Directions ▸ Within the data that follows, how many lines carry the string "this"? Give the number alone.

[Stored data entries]
■ ■ ■ ■ ■ ■ ■

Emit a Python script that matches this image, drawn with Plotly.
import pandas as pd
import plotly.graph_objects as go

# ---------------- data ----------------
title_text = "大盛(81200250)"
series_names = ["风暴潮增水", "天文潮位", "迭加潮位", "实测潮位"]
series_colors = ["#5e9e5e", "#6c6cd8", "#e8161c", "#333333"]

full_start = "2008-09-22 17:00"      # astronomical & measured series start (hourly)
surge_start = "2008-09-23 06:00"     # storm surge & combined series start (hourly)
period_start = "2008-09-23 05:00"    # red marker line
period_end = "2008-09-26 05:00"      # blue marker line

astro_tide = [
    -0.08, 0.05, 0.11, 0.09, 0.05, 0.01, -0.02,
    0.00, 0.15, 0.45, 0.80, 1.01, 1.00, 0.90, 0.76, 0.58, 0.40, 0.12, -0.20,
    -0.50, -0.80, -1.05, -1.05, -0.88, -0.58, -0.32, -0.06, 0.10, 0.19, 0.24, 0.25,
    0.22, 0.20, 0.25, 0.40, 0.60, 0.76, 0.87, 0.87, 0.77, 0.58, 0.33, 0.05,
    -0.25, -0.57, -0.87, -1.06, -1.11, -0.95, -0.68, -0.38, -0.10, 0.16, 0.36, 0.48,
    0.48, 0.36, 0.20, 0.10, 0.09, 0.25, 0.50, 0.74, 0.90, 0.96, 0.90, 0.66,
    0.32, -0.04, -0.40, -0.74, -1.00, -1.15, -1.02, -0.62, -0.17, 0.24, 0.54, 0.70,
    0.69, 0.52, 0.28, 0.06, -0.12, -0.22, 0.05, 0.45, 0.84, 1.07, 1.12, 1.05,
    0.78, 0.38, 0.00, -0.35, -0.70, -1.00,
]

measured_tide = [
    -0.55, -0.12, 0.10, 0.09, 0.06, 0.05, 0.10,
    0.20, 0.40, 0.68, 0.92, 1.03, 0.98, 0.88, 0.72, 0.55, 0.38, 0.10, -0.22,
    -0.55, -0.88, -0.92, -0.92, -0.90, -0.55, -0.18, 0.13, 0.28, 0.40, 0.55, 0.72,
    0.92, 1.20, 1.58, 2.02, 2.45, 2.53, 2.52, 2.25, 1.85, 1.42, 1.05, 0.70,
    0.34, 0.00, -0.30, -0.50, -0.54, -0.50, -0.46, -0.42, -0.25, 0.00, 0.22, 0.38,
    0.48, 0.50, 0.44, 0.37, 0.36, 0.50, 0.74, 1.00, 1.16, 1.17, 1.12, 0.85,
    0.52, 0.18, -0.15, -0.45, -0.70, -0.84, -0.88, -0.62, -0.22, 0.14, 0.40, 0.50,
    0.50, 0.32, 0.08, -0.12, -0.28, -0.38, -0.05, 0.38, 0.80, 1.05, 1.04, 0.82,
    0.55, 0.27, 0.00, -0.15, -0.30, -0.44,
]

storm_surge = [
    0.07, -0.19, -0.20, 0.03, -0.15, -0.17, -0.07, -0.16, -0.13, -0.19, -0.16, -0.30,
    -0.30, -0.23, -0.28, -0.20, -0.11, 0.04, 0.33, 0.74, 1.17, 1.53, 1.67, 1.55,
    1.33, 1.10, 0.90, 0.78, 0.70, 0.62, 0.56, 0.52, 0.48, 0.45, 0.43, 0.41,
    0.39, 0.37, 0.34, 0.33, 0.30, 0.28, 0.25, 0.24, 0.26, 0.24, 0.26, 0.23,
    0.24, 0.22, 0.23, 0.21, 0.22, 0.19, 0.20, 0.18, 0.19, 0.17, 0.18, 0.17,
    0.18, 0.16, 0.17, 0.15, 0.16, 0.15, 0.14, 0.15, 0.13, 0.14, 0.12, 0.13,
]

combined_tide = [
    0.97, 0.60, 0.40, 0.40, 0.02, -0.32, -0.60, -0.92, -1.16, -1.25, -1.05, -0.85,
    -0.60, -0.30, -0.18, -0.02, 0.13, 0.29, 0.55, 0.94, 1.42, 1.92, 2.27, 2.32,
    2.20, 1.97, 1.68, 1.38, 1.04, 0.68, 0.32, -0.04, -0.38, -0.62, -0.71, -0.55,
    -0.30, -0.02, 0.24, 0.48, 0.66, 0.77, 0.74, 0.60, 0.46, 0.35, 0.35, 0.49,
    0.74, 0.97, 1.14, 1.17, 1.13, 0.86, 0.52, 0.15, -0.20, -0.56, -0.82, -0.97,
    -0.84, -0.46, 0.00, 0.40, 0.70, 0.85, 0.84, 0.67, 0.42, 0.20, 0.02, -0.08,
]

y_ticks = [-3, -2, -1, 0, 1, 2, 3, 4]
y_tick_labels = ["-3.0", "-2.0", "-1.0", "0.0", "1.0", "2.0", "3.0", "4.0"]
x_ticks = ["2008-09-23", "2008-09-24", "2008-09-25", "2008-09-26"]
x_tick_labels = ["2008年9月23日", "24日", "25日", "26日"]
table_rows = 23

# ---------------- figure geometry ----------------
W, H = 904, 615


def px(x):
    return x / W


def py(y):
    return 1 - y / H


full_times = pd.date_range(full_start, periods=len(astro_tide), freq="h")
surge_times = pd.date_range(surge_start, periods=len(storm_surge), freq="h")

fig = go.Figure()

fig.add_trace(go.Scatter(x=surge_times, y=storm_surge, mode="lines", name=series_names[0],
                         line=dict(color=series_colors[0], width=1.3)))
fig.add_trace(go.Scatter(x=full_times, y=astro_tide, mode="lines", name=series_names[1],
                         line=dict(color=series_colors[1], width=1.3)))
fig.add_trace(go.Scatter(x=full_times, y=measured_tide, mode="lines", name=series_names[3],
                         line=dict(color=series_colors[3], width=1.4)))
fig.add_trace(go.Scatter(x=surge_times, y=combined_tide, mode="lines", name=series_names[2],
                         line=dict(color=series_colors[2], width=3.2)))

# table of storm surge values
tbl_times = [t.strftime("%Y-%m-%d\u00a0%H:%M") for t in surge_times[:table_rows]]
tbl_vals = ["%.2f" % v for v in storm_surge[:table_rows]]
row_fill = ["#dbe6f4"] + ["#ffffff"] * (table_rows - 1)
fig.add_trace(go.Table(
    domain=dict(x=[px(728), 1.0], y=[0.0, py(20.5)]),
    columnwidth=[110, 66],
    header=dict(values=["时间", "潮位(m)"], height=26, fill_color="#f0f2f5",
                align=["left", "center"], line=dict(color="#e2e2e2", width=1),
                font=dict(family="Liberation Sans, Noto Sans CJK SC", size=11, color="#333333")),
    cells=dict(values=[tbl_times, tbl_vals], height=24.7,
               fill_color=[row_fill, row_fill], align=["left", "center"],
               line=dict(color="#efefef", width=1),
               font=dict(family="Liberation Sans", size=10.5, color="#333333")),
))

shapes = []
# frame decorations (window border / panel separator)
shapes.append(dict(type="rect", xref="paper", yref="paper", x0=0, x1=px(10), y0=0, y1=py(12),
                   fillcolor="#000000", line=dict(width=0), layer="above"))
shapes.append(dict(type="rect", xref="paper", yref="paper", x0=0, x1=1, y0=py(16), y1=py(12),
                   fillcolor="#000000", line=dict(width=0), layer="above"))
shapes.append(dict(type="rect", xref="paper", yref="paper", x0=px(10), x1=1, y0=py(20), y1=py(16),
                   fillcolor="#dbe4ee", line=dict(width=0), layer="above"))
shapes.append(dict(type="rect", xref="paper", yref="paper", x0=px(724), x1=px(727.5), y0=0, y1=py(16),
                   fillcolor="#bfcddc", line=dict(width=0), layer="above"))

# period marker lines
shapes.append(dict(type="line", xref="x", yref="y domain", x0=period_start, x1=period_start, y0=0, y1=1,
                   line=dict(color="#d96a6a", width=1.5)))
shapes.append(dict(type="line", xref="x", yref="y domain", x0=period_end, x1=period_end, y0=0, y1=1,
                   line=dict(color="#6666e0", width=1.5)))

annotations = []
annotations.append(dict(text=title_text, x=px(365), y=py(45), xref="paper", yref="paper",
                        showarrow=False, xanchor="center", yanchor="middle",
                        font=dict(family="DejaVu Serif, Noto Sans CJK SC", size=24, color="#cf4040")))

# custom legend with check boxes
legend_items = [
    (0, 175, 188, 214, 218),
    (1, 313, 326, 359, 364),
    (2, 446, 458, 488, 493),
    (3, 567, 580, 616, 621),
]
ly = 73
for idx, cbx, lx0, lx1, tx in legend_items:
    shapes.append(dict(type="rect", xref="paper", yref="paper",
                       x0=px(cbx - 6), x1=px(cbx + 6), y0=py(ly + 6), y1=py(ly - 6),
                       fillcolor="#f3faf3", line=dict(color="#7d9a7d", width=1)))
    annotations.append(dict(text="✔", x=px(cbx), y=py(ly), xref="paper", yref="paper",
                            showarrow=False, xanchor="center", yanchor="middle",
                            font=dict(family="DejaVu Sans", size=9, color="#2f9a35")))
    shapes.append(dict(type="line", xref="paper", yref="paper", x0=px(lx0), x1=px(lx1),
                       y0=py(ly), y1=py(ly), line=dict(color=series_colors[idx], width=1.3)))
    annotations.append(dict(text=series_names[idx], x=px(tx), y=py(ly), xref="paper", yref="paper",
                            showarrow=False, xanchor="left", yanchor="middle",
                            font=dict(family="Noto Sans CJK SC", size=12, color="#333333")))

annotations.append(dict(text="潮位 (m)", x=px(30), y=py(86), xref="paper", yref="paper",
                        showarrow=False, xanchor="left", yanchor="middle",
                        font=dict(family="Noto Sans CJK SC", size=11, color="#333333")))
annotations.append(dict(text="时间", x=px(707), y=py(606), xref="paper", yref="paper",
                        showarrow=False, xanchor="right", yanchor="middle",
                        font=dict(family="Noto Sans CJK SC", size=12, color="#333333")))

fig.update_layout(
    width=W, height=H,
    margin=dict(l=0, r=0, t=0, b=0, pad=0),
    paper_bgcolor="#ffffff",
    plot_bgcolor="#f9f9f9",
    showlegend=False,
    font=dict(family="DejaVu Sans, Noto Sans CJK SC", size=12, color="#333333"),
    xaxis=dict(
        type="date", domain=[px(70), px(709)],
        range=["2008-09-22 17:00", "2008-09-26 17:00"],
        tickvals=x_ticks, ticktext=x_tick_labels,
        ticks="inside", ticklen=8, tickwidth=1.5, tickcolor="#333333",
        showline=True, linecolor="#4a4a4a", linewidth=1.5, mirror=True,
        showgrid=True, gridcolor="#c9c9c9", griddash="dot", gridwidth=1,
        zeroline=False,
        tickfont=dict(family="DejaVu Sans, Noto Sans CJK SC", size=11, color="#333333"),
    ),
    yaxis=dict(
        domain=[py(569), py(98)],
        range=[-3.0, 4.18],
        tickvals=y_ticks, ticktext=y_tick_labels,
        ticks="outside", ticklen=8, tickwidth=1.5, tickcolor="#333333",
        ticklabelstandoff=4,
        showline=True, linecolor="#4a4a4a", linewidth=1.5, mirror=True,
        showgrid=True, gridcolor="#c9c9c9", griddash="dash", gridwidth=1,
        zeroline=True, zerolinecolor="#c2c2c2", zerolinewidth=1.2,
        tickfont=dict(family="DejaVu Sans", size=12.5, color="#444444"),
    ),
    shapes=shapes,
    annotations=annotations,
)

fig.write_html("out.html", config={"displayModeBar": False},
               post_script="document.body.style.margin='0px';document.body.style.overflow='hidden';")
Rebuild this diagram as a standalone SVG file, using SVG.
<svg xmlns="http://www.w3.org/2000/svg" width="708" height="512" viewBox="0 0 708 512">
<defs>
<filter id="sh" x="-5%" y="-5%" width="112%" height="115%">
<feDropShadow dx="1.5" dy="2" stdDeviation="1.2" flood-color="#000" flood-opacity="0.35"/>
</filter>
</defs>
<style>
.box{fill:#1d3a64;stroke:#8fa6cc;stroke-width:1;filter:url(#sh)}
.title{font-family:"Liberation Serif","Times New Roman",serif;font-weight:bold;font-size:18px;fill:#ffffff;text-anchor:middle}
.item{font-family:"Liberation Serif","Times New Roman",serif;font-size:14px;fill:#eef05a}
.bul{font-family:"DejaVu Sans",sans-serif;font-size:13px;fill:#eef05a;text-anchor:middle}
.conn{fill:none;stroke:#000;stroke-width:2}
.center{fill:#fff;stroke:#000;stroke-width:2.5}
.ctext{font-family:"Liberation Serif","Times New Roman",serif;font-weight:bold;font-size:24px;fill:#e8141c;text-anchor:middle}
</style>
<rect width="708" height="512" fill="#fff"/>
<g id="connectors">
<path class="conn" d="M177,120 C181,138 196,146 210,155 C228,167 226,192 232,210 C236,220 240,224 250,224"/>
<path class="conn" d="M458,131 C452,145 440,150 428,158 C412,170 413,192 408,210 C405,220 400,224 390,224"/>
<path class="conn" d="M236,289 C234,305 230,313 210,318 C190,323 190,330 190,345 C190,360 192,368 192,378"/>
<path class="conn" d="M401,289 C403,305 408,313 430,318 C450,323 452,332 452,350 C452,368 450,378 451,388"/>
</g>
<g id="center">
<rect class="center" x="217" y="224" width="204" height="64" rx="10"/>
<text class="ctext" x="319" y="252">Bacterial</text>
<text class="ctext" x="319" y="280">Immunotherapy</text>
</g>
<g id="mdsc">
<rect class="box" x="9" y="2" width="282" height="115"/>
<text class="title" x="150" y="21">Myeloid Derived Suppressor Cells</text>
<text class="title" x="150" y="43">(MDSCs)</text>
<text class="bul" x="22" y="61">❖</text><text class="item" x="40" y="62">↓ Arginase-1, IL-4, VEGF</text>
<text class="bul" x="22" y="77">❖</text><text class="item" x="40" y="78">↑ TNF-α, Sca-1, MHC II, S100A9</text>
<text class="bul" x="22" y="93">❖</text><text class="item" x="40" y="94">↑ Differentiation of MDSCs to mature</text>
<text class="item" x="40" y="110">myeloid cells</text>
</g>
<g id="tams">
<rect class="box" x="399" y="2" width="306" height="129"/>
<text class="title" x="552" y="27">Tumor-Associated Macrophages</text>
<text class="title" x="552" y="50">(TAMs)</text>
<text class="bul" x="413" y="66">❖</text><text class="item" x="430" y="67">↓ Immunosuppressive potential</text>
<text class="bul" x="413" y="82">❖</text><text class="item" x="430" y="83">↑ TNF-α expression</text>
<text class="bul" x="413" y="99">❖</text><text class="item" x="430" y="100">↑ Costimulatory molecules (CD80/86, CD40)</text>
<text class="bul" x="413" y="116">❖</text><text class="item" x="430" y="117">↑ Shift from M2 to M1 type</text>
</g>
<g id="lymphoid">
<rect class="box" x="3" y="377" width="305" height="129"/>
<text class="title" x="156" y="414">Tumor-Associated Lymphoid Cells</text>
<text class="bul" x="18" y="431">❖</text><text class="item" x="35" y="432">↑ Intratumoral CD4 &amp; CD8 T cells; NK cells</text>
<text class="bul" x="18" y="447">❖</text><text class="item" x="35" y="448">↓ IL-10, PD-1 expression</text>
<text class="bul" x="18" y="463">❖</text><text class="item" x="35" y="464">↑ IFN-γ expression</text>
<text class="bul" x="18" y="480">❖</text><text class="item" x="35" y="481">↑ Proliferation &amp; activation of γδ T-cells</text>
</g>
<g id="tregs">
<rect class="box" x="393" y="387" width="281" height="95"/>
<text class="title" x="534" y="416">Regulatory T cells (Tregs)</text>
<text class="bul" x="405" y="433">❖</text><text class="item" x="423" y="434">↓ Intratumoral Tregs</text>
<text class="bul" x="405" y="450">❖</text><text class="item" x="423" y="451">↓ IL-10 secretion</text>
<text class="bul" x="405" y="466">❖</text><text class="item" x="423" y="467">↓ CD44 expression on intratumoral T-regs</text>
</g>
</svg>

■ ■ ■ ■ ■ ■ ■

Answer to the task ▸ 2